Problem statement >> Without the pictures, return each record as it appears.

---------- Information given ----------

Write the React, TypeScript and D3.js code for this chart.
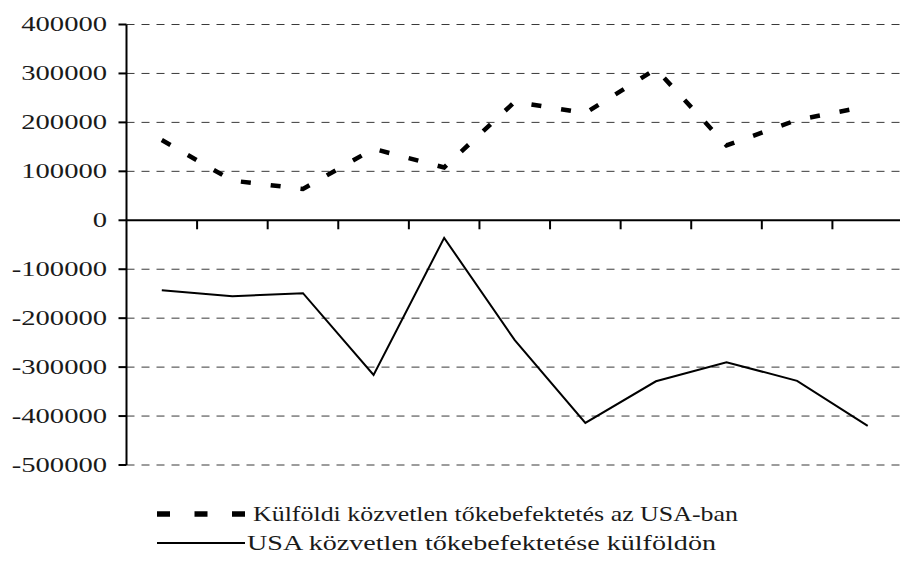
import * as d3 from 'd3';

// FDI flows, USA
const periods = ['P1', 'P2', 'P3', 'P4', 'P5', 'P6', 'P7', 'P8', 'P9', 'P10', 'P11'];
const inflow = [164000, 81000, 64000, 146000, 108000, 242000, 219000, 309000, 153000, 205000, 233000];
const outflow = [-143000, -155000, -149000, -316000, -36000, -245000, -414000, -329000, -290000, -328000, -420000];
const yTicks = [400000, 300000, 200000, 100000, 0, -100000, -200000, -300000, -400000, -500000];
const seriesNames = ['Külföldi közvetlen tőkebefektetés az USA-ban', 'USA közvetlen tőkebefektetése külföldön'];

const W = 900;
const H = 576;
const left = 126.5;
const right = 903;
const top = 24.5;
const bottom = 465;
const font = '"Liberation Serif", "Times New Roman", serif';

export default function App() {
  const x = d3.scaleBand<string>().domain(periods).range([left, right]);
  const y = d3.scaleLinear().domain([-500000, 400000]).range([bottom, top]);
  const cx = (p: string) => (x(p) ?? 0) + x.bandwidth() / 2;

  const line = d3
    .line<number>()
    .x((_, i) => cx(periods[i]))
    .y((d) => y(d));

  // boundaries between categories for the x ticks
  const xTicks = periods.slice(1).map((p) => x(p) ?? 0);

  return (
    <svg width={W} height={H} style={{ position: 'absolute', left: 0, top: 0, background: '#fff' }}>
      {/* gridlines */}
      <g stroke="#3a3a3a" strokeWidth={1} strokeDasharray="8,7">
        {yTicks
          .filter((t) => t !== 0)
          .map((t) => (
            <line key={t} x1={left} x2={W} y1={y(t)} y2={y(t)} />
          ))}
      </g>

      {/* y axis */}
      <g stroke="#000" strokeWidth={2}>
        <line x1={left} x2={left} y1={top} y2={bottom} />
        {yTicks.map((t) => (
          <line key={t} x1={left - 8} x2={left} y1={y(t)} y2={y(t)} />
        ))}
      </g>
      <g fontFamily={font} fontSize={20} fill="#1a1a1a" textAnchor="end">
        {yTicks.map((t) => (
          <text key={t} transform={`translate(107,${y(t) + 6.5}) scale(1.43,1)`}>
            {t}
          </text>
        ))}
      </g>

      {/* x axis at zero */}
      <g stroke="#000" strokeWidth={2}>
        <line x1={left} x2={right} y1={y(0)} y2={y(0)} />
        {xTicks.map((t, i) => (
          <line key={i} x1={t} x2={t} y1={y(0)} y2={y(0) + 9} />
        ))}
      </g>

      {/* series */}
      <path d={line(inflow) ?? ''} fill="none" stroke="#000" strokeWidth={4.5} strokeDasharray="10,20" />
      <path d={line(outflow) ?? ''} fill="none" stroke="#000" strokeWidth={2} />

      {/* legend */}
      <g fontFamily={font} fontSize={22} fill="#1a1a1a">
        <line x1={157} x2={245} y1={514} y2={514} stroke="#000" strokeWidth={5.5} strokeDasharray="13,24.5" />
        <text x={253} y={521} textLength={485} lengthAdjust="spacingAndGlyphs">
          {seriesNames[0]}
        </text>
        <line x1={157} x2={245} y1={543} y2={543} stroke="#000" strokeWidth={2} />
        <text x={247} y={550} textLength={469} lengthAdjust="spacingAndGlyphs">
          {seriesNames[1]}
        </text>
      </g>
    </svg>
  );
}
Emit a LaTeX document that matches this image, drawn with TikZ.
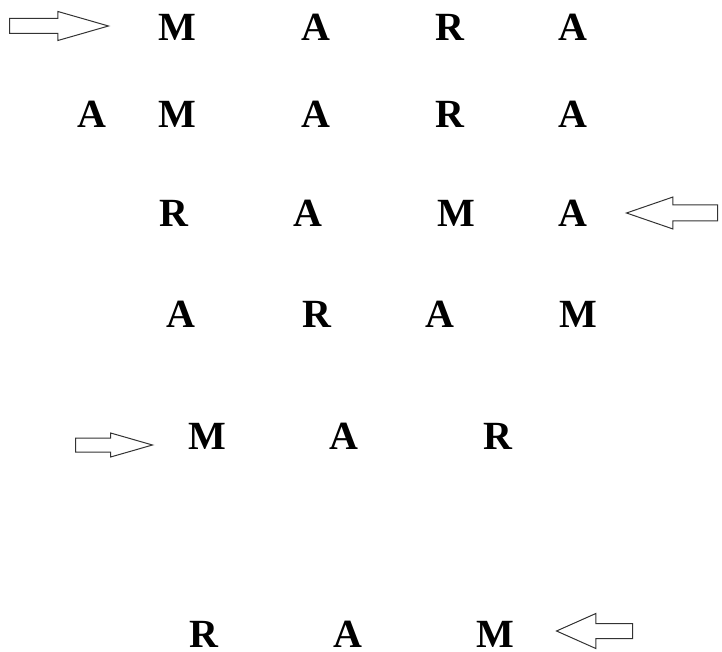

----------

Answer in full >>
Write the React, TypeScript and D3.js code for this chart.
import * as d3 from 'd3';

// FDI flows, USA
const periods = ['P1', 'P2', 'P3', 'P4', 'P5', 'P6', 'P7', 'P8', 'P9', 'P10', 'P11'];
const inflow = [164000, 81000, 64000, 146000, 108000, 242000, 219000, 309000, 153000, 205000, 233000];
const outflow = [-143000, -155000, -149000, -316000, -36000, -245000, -414000, -329000, -290000, -328000, -420000];
const yTicks = [400000, 300000, 200000, 100000, 0, -100000, -200000, -300000, -400000, -500000];
const seriesNames = ['Külföldi közvetlen tőkebefektetés az USA-ban', 'USA közvetlen tőkebefektetése külföldön'];

const W = 900;
const H = 576;
const left = 126.5;
const right = 903;
const top = 24.5;
const bottom = 465;
const font = '"Liberation Serif", "Times New Roman", serif';

export default function App() {
  const x = d3.scaleBand<string>().domain(periods).range([left, right]);
  const y = d3.scaleLinear().domain([-500000, 400000]).range([bottom, top]);
  const cx = (p: string) => (x(p) ?? 0) + x.bandwidth() / 2;

  const line = d3
    .line<number>()
    .x((_, i) => cx(periods[i]))
    .y((d) => y(d));

  // boundaries between categories for the x ticks
  const xTicks = periods.slice(1).map((p) => x(p) ?? 0);

  return (
    <svg width={W} height={H} style={{ position: 'absolute', left: 0, top: 0, background: '#fff' }}>
      {/* gridlines */}
      <g stroke="#3a3a3a" strokeWidth={1} strokeDasharray="8,7">
        {yTicks
          .filter((t) => t !== 0)
          .map((t) => (
            <line key={t} x1={left} x2={W} y1={y(t)} y2={y(t)} />
          ))}
      </g>

      {/* y axis */}
      <g stroke="#000" strokeWidth={2}>
        <line x1={left} x2={left} y1={top} y2={bottom} />
        {yTicks.map((t) => (
          <line key={t} x1={left - 8} x2={left} y1={y(t)} y2={y(t)} />
        ))}
      </g>
      <g fontFamily={font} fontSize={20} fill="#1a1a1a" textAnchor="end">
        {yTicks.map((t) => (
          <text key={t} transform={`translate(107,${y(t) + 6.5}) scale(1.43,1)`}>
            {t}
          </text>
        ))}
      </g>

      {/* x axis at zero */}
      <g stroke="#000" strokeWidth={2}>
        <line x1={left} x2={right} y1={y(0)} y2={y(0)} />
        {xTicks.map((t, i) => (
          <line key={i} x1={t} x2={t} y1={y(0)} y2={y(0) + 9} />
        ))}
      </g>

      {/* series */}
      <path d={line(inflow) ?? ''} fill="none" stroke="#000" strokeWidth={4.5} strokeDasharray="10,20" />
      <path d={line(outflow) ?? ''} fill="none" stroke="#000" strokeWidth={2} />

      {/* legend */}
      <g fontFamily={font} fontSize={22} fill="#1a1a1a">
        <line x1={157} x2={245} y1={514} y2={514} stroke="#000" strokeWidth={5.5} strokeDasharray="13,24.5" />
        <text x={253} y={521} textLength={485} lengthAdjust="spacingAndGlyphs">
          {seriesNames[0]}
        </text>
        <line x1={157} x2={245} y1={543} y2={543} stroke="#000" strokeWidth={2} />
        <text x={247} y={550} textLength={469} lengthAdjust="spacingAndGlyphs">
          {seriesNames[1]}
        </text>
      </g>
    </svg>
  );
}
Emit a LaTeX document that matches this image, drawn with TikZ.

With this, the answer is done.